|Firefighters to get help during tragedies|
National initiative is based on Charleston's experiences with sofa store fire, N.Y in 9/11
A new national initiative to help firefighters with trauma and tragedy draws on Charleston's experience after the June 2007 Sofa Super Store blaze that killed nine city firemen.
The National Fallen Firefighters Foundation is unveiling this new model at Firehouse Expo in Baltimore today before an audience of fire service officials from across the nation. It's part of a movement to promote better physical and emotional well-being in the fire service.
Ronald J. Siarnicki, the foundation's executive director, said the idea here is to provide firefighters with the resources they need to deal with traumatic events and situations they encounter in their jobs. Some may simply need to talk about the experience with their colleagues, while others might need intensive counseling or medical help. The key is to recognize those varied needs and have a system in place to address them, he said.
"There are different levels of care that should be applied only as needed," he said. "Most firefighters are pretty resilient and they see a lot every day, so we can often adapt and work through it with little intervention. But when you have bigger issues and bigger concerns, you need to be able to provide bigger resources to deal with them."
The foundation drew from its work in New York after the 9/11 attacks left 343 firefighters dead and from its efforts in Charleston after the Sofa Super Store fire in West Ashley.
Several New York City firefighters were among the peer counselors who came to Charleston after the deadly blaze to counsel and support local crews struggling to deal with the large loss of life. Out of that effort grew the Charleston Firefighter Support Team and a peer-counseling program of its own. More than 200 city firefighters and their family members have turned to the support team for counseling.

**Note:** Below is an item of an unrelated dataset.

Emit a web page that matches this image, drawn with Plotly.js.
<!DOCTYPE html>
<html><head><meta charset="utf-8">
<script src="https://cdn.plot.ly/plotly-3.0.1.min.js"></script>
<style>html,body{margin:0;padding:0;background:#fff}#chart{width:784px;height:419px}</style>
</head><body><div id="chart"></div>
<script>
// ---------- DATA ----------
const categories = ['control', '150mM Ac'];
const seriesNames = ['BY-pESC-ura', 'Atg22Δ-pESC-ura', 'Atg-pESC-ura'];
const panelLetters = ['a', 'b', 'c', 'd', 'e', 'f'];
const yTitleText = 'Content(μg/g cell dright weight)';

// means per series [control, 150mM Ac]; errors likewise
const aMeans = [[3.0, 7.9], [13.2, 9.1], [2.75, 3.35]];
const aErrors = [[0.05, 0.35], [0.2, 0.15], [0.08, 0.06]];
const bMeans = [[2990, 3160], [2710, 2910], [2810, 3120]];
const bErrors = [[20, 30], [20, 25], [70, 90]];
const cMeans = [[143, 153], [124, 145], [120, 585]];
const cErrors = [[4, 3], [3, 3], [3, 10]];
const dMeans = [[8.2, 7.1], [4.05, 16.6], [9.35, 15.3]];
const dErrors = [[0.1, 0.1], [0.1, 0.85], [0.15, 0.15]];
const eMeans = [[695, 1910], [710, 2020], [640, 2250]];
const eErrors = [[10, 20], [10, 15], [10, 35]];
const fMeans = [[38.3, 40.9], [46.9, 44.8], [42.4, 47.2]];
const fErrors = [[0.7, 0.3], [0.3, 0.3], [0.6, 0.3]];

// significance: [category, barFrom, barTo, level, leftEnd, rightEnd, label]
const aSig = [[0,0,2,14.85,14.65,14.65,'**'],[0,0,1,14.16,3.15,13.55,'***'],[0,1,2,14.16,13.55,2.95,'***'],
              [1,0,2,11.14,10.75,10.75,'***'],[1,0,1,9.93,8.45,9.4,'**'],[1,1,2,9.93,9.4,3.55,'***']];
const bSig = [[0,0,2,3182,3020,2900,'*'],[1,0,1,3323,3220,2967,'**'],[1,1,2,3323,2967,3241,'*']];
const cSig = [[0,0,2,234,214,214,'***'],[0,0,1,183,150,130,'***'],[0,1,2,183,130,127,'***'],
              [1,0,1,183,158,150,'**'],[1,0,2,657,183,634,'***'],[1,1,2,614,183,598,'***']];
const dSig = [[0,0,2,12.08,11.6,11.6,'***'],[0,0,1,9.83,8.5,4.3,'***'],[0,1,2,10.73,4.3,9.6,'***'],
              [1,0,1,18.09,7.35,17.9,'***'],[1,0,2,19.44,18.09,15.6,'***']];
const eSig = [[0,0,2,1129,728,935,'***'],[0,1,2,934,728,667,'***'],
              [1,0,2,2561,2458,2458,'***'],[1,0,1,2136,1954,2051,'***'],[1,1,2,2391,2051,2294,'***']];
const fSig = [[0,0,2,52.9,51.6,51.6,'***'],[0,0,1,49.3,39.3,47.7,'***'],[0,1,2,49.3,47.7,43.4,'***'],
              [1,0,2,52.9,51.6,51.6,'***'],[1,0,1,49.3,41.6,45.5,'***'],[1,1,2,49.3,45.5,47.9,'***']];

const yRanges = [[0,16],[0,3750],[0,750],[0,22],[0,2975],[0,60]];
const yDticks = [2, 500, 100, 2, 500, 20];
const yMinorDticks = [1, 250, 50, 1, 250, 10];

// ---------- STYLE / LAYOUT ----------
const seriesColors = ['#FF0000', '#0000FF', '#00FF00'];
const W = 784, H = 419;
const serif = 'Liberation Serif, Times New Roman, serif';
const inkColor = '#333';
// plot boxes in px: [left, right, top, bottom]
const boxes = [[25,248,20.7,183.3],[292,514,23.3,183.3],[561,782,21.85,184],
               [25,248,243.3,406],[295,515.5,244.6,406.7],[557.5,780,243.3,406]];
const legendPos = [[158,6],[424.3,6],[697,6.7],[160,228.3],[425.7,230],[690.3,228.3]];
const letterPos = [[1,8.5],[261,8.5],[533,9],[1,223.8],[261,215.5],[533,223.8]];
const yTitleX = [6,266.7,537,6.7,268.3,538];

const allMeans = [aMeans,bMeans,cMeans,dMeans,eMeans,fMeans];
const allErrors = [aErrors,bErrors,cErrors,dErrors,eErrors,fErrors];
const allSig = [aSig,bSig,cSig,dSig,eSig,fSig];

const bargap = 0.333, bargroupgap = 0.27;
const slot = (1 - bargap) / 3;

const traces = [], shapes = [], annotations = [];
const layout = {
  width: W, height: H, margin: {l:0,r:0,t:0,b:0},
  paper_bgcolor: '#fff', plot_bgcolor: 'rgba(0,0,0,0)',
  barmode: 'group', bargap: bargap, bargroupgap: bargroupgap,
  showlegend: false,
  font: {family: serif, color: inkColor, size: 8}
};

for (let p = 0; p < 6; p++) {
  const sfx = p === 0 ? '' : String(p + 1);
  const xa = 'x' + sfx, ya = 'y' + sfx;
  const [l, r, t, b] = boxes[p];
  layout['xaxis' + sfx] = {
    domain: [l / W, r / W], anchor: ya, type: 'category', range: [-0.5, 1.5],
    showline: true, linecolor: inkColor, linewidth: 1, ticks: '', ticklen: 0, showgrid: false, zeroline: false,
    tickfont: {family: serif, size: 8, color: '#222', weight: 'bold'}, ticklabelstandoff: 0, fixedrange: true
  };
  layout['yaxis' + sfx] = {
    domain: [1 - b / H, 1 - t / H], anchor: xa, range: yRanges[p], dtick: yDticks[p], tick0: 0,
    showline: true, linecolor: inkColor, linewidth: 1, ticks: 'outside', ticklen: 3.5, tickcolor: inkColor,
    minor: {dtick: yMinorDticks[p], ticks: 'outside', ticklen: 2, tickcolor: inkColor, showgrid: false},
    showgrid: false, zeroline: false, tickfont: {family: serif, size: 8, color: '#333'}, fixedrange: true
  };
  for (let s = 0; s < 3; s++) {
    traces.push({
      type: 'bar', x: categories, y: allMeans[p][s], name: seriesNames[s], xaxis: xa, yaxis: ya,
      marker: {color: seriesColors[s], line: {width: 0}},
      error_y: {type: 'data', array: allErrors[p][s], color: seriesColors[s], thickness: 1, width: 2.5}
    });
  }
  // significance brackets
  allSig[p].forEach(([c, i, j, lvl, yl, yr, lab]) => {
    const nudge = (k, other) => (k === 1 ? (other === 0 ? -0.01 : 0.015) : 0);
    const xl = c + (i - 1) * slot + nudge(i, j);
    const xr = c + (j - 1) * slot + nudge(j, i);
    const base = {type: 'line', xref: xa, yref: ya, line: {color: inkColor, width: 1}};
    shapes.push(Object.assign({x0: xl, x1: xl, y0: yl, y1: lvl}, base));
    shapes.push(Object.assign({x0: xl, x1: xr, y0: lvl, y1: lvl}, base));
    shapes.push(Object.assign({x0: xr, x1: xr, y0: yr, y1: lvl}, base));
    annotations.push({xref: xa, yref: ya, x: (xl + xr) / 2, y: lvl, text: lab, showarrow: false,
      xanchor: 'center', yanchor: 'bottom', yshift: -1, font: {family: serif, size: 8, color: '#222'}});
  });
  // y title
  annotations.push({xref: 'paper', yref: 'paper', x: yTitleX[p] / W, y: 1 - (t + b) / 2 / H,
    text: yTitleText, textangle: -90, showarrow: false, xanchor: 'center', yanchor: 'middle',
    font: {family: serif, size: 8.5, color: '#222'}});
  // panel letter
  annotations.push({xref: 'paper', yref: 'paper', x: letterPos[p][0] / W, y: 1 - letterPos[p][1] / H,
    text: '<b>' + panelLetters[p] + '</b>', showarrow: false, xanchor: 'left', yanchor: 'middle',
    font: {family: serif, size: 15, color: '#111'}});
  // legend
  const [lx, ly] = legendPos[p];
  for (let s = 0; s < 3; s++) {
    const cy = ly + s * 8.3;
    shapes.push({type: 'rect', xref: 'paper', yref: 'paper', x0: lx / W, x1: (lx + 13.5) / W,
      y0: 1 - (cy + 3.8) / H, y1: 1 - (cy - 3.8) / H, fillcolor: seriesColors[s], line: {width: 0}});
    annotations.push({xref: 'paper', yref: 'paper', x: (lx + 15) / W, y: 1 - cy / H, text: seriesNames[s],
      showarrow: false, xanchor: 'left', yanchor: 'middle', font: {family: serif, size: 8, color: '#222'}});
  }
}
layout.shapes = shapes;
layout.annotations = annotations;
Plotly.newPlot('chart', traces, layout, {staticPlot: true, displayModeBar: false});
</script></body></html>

The support team has an annual budget of about $320,000, which pays for office space and the services of two retired firefighters who do peer outreach, three clinical counselors and one part-time psychologist. The city of Charleston funds the program, which is a collaborative effort between the South Carolina State Firefighters' Association and the state Department of Mental Health.
"We were able to take a program that was already road-tested in New York and basically customize it to meet the needs of a much smaller department," said Gerald Mishoe, a retired North Charleston firefighter who heads the support team.

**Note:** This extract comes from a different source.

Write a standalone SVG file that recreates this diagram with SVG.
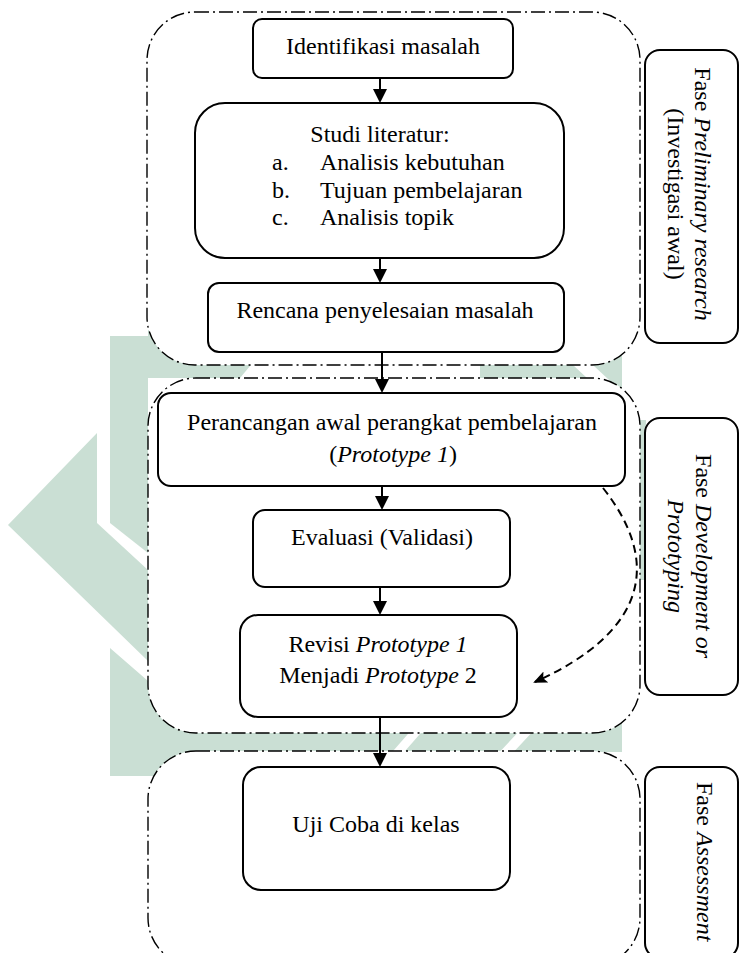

The experience in Charleston reinforced the value of having peers on hand who truly understand what firefighters are going through, Siarnicki said. It also showed the value of having clinical workers understand the vernacular of firefighters and the importance of having these workers permanently assigned to a support group to build trust, he said.
Dr. Richard Gist of Kansas City, co-leader of the research and development team for the national model, said another thrust of the initiative will be to make sure counselors and departments can access information and methods to help firefighters without huge investments. A number of online programs can help, including materials developed by the National Crime Victims Research and Treatment Center at the Medical University of South Carolina, he said.
"The time to have these things in place is well before you need them," Gist said.